U.S. GDP 2.0%, PCE 3.5%: Stagflation Is Now in the Official Data
On April 30, 2026, the Bureau of Economic Analysis (BEA) released its advance estimate of Q1 2026 GDP: +2.0% SAAR. That same morning brought the March PCE inflation reading: +3.5% year-over-year — the highest since May 2023.
The worst-case scenario did not materialize. The Atlanta Fed's GDPNow model had forecast only +1.2%, and markets feared a technical contraction. But 2.0% is not strength either: it missed the 2.2% consensus and came in meaningfully below the pace of prior quarters.
More important: weak growth and high inflation arrived simultaneously. That is stagflation.
What the Data Showed
| Metric | Actual (Q1 2026) | GDPNow Forecast | Consensus |
|---|---|---|---|
| GDP SAAR | +2.0% | +1.2% | +2.2% |
| PCE YoY (March) | +3.5% | ~+3.5% | +3.5% |
| Core PCE YoY | +3.2% | — | ~+3.1% |
| PCE MoM | +0.7% | — | — |
GDP at 2.0% was better than feared, but weaker than expected. Growth was driven by AI-related investment, exports, and government spending. A surge in imports partially offset the positives.
The sharper surprise was in the monthly PCE figure: +0.7% in a single month. Energy accounted for 42% of that jump — a direct consequence of the Iran conflict and oil above $100.
What Stagflation Is and Why It Matters
Stagflation is the combination of weak economic growth (or recession) with elevated inflation. The classic example: the U.S. in the 1970s, when OPEC oil shocks collided with a stalling economy.
Why stagflation is dangerous for investors:
- The central bank has no clean move. Cutting rates helps the economy but risks pushing inflation higher. Raising rates controls prices but further weakens growth. Holding steady resolves nothing.

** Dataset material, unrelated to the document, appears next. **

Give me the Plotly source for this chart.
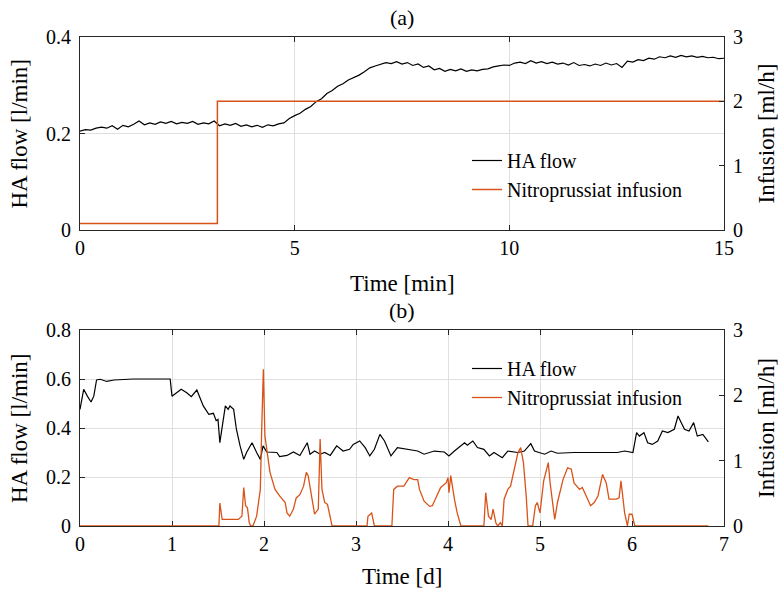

- Real incomes fall. At 3.5% inflation with wages growing at 2%, purchasing power quietly erodes.
- Growth stocks come under pressure. Their valuations depend on discounted future cash flows — and those models are sensitive to interest rates.
How the Fed Is Responding
At its April 29 meeting, the Fed held rates at 3.5–3.75%. That was entirely expected. But today's data effectively closes the debate about near-term rate cuts.
With PCE at 3.5% against a Fed target of 2.0%, there is no room to ease. Fed funds futures markets moved the first expected rate change to December 2026 or later following the data release.

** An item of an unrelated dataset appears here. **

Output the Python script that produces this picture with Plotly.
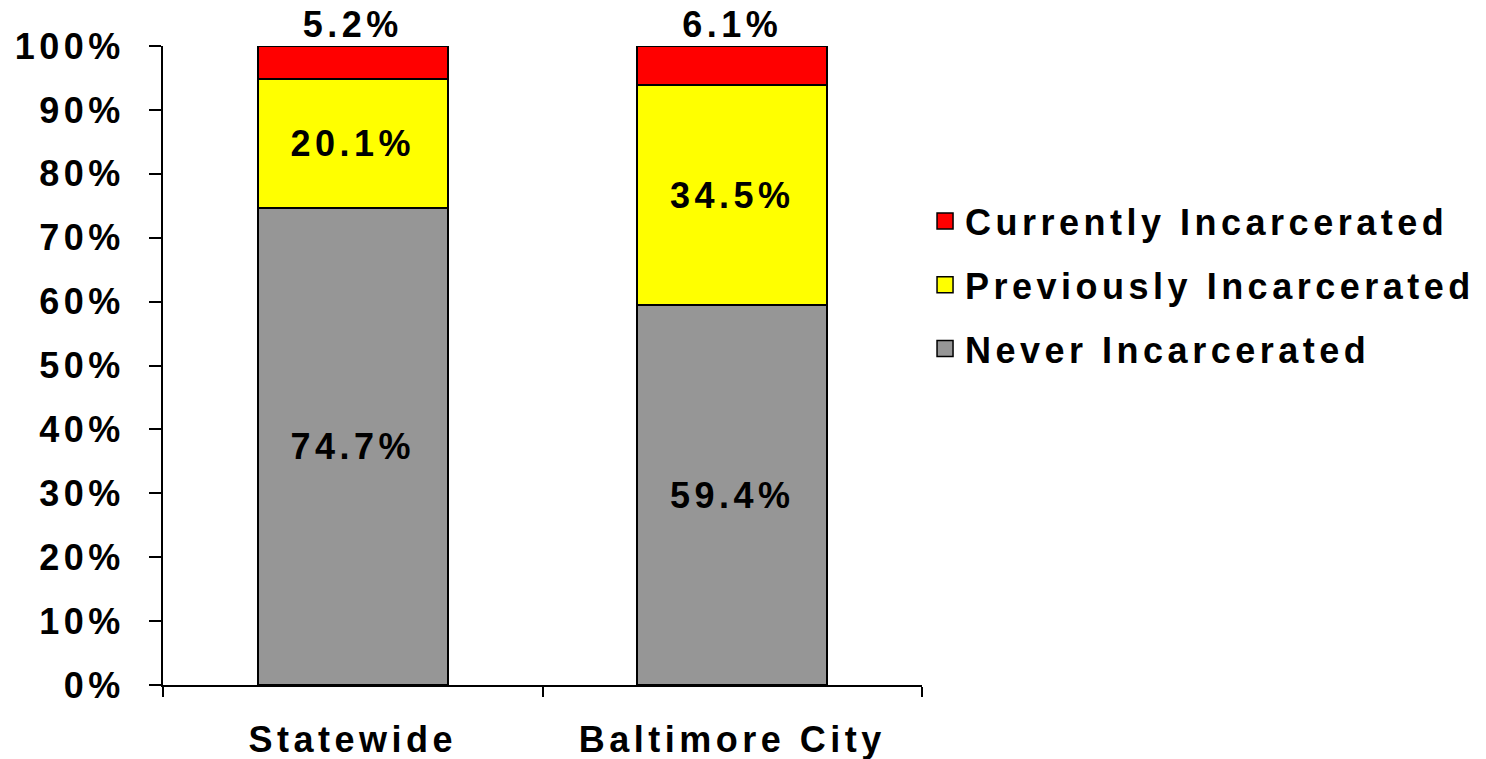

What "Real Return" Means and Why It Matters
If your deposit earns 4.5% and inflation runs 3.5%, your real return is +1.0%. That is barely meaningful wealth creation — but it is better than negative.
Through 2020–2022, U.S. real rates were deeply negative. The return to positive real rates is a structural shift that changes the relative attractiveness of risky assets (stocks) versus safe ones (government bonds, short-term deposits).
At PCE 3.5% with a Fed funds rate of 3.5–3.75%, real rates are close to zero — not yet genuinely restrictive in a traditional sense.
What Performs in a Stagflationary Environment
Asset classes that have historically held up better when growth is weak and inflation is elevated:
Relatively protected:
- Commodity stocks (oil, gas, metals, gold) — directly benefit from inflation
- TIPS (Treasury Inflation-Protected Securities) — principal adjusts with CPI
- Short-term deposits and bills — high nominal yield, minimal duration risk
- Dividend stocks in mature sectors (utilities, healthcare) — less sensitive to multiple compression
Under most pressure:
- Long-duration bonds — price falls as rates stay high
- Loss-making growth stocks — dependent on cheap capital
- Consumer discretionary — squeezed by rising prices and weak real wages
Practical Takeaway
The two numbers released on April 30 — GDP 2.0% and PCE 3.5% — confirmed the stagflationary scenario that macro analysts had flagged through April. The Fed cannot rescue both growth and price stability at once. For investors, the practical implication is clear: diversification across asset classes matters more today than at any point in the past three years. Deposits and the short end of the yield curve are not merely a safe haven — they are now a genuinely competitive alternative.